I am totally new to this board. It's my first post.

I have been working on an idea for more than a year on and off- and I've finally given it the time and attention it deserves. I feel like I am almost ready to go.

I had originally looked into Custom Dropshipper ( now I know Artsnow is the same company) - but I have read a lot of bad things about them. Also, tried getting to them directly to no avail - so I have pretty much dropped them out of the running.

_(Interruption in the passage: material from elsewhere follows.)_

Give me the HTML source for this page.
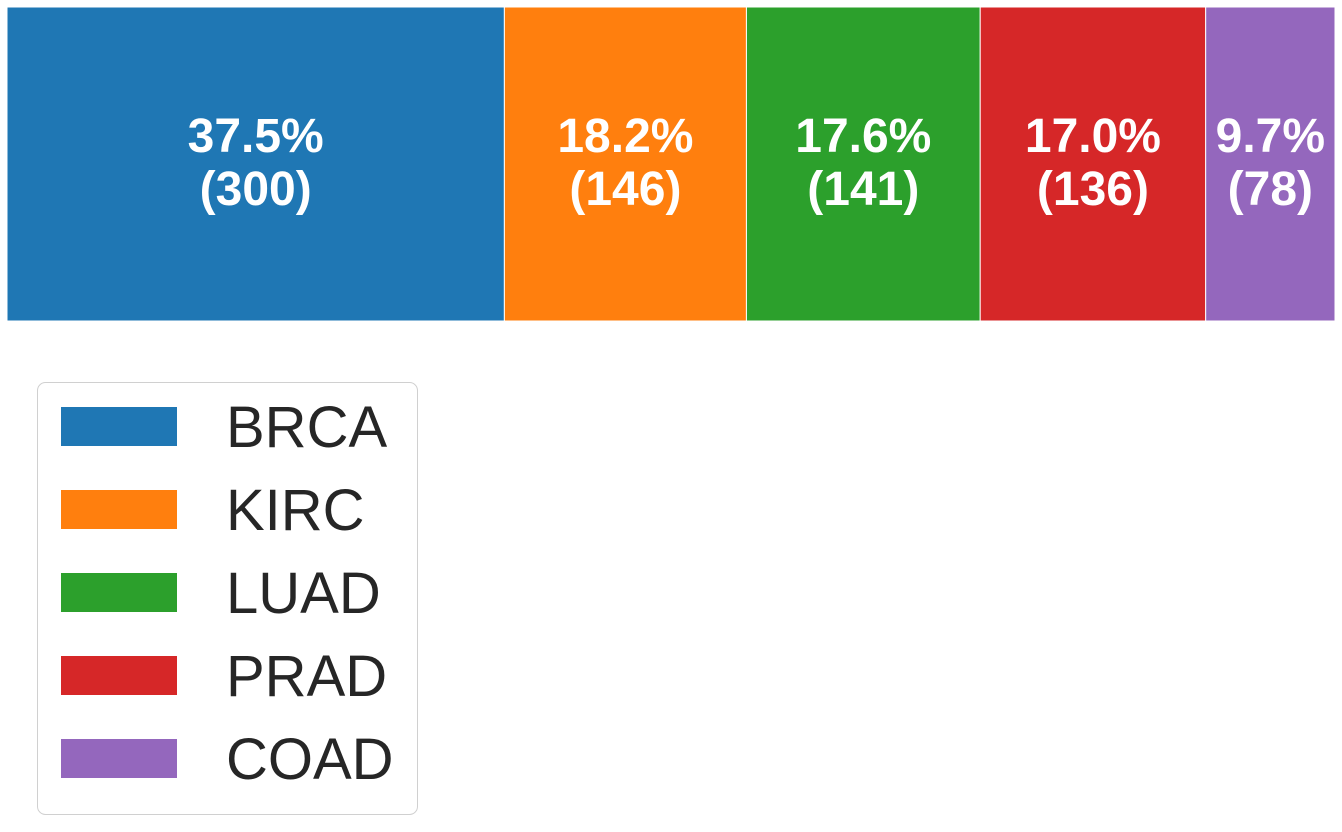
<!DOCTYPE html>
<html><head><meta charset="utf-8"><style>
body{margin:0;background:#fff;width:1342px;height:827px;overflow:hidden;font-family:"Liberation Sans",Arial,sans-serif}
</style></head><body>
<svg id="chart" width="1342" height="827" xmlns="http://www.w3.org/2000/svg"></svg>
<script>
const categories=["BRCA","KIRC","LUAD","PRAD","COAD"];
const counts=[300,146,141,136,78];
const percentLabels=["37.5%","18.2%","17.6%","17.0%","9.7%"];
const colors=["#1f77b4","#ff7f0e","#2ca02c","#d62728","#9467bd"];
const NS="http://www.w3.org/2000/svg";
const svg=document.getElementById("chart");
const x0=7,x1=1335,y0=7,y1=321;
const total=counts.reduce((a,b)=>a+b,0);
const xScale=v=>x0+(x1-x0)*v/total;
function mk(t,a){const e=document.createElementNS(NS,t);for(const k in a)e.setAttribute(k,a[k]);svg.appendChild(e);return e;}
let cum=0;
counts.forEach((c,i)=>{
  const xa=xScale(cum),xb=xScale(cum+c);cum+=c;
  const r=mk("rect",{x:xa,y:y0,width:xb-xa,height:y1-y0,fill:colors[i],stroke:"#fff","stroke-width":1});
  
  
  const cx=(xa+xb)/2;
  const t=mk("text",{x:cx,y:152,"text-anchor":"middle","font-size":48,"font-weight":"bold",fill:"#fff"});
  t.textContent=percentLabels[i];
  
  
  const t2=mk("text",{x:cx,y:205,"text-anchor":"middle","font-size":48,"font-weight":"bold",fill:"#fff"});
  t2.textContent="("+c+")";
  
  
});
const lg=mk("rect",{x:37.5,y:382.5,width:380,height:432,rx:8,fill:"#fff",stroke:"#d0d0d0","stroke-width":1});


categories.forEach((c,i)=>{
  const y=407+i*83;
  const p=mk("rect",{x:61,y:y,width:116,height:39,fill:colors[i]});
  
  
  const t=mk("text",{x:226,y:y+40,"font-size":58,fill:"#262626"});
  t.textContent=c;
  
  
});
</script>
</body></html>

I have a great idea/brand.. Images ready to go. What I need is a company to print & ship- I am actually open to digital or screen printing. My background (20+years) is marketing & design. So I have those plans well in hand. Now I feel like I am back at square one with finding a reliable supplier. I dont want to launch this with a inferior product or customer service. I also have the ability to set up my own website - & drive traffic to it-- thought I really liked the Artnow ready made facet of their offer.


So currently I am looking at Spreadshirt, PrintFection, Skreened - Just in the looking stages, but their base prices seem so much higher. Same for Zazzle & Cafe Press- I also dont like the redirect to their store aspect

*Are there any other companies I am missing???* Can anyone share their experiences with any of these companies (or others I dont know about) with me ? 

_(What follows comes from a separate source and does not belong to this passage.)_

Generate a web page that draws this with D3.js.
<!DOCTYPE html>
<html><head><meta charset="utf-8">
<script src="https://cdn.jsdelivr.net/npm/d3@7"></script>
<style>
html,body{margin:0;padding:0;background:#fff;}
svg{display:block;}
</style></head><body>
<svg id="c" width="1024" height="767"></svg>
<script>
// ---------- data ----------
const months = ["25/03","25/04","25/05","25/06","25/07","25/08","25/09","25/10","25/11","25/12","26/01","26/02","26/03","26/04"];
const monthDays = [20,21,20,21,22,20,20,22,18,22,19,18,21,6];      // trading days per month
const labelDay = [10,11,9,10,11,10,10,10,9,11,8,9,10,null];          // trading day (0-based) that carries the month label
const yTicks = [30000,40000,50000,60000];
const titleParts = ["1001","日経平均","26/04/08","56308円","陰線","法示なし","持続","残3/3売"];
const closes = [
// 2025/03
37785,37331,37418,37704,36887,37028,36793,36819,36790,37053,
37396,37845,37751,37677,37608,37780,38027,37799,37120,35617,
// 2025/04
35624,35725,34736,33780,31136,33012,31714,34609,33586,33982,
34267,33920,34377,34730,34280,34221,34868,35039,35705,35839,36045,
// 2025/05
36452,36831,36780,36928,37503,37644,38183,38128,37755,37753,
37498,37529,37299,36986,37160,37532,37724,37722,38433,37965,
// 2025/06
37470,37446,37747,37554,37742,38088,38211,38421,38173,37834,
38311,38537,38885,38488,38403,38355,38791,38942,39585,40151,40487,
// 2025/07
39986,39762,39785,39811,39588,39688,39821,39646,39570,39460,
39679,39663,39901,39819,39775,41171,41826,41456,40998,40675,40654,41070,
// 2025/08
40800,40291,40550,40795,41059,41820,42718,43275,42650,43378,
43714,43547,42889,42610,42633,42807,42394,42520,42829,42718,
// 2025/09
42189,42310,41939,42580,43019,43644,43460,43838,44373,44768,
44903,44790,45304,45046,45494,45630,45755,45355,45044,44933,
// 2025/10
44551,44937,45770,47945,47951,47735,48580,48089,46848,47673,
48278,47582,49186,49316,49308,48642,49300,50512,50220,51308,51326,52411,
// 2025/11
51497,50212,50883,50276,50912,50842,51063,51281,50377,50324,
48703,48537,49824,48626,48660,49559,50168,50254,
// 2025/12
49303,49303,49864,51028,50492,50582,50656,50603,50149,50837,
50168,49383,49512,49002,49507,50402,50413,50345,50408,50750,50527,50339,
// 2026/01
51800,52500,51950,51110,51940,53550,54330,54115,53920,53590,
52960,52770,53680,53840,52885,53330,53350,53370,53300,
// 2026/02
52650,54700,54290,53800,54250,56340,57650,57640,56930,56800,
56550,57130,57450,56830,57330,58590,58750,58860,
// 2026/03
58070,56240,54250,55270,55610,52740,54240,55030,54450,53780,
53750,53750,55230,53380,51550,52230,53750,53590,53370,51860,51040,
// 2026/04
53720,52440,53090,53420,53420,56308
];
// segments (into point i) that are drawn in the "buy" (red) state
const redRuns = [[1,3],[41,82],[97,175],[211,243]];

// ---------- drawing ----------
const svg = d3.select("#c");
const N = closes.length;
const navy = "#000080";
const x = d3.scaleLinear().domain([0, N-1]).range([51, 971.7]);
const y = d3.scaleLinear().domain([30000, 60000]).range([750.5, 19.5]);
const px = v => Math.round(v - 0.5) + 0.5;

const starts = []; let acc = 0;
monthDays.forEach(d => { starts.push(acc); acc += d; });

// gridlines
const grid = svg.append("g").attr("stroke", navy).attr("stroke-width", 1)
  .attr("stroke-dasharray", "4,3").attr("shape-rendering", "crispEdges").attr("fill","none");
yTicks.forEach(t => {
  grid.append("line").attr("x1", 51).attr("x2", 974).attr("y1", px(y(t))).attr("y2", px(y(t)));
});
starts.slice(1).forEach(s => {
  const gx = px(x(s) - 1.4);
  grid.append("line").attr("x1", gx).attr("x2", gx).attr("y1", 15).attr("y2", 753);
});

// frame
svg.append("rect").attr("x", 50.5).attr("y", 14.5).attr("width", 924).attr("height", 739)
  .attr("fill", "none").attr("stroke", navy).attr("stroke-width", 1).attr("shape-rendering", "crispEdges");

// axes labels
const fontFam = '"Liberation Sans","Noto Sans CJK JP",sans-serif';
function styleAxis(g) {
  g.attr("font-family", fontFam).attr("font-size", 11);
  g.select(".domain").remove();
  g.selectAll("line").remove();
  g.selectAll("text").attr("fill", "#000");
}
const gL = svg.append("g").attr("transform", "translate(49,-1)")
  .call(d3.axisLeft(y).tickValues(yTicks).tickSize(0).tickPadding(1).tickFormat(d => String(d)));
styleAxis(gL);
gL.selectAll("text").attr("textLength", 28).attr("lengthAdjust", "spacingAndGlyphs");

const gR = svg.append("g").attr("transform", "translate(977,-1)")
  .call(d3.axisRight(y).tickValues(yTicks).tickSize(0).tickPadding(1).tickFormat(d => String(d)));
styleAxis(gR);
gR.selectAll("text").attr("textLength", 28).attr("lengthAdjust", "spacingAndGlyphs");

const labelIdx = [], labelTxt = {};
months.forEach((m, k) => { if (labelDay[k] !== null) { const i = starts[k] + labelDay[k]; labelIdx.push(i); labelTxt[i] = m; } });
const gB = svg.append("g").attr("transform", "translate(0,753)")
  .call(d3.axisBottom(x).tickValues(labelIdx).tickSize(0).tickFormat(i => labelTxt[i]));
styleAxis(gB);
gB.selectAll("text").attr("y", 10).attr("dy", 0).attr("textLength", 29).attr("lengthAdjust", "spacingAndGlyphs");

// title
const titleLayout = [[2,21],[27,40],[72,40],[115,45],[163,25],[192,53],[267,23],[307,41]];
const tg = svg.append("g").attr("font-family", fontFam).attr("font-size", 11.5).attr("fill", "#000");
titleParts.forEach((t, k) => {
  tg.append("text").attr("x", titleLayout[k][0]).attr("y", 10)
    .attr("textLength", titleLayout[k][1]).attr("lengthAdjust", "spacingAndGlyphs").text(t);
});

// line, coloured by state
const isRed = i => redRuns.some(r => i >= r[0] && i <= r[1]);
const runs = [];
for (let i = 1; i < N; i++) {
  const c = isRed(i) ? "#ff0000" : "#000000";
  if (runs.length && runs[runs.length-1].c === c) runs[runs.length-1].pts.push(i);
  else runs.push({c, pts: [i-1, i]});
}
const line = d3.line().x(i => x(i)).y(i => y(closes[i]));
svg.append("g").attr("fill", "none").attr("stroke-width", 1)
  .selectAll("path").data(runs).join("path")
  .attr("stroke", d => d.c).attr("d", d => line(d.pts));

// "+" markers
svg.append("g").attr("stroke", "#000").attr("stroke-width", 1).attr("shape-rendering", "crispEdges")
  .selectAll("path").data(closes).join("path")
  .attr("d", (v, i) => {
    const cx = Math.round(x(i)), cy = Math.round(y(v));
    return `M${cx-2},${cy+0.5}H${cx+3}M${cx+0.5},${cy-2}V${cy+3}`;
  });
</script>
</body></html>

*Any advice or direction would be much appreciated.*


----------



## RideMX (Jul 22, 2011)

check out this one i have never personally used them but it seems like the direction your trying to take Drop Ship | Custom Printing wish you the best


----------



## Tshirtgang (Dec 28, 2010)

Dear Lolz
It seems that you have done your homework as all the companies you mentioned are all reliable POD services. I can tell you that I have ordered t-shirts from all the companies you mentioned and the quality is great.

I would do an analysis on all companies and decide which one is best for you based on a combination of price, quality, and services. The great thing is you are not committed to any companies so you can always switch at any time.


----------



## fulfilment2011 (Aug 8, 2011)

Its a nice business venture you have there and good luck. In looking for the best t-shirt fulfilment service, to look first in your local area. Maybe there someone there in your nearest area that can help you.


----------



## Walk&TalkTshirts (Sep 25, 2009)

We can definitely help you out. 

Contact us.

Thanks


----------



## WholesalePrint (Sep 23, 2008)

Hope you find what you need.


----------



## Rodney (Nov 3, 2004)

:: Service request post moved to the proper Service Referrals/Recommendations section of the forum. Read more here  ::​*Quick note:* hi guys, please try to take note what "section" of the forum a post is made in. If someone is looking to hire a designer or t-shirt printer outside of the Referrals and Recommendations area, please do not offer your services in the post. Instead, it's best to hit the "report bad post" button and ask for the thread to be moved to the proper section so you may respond to it without worrying about our no self promotion guidelines. Thanks


----------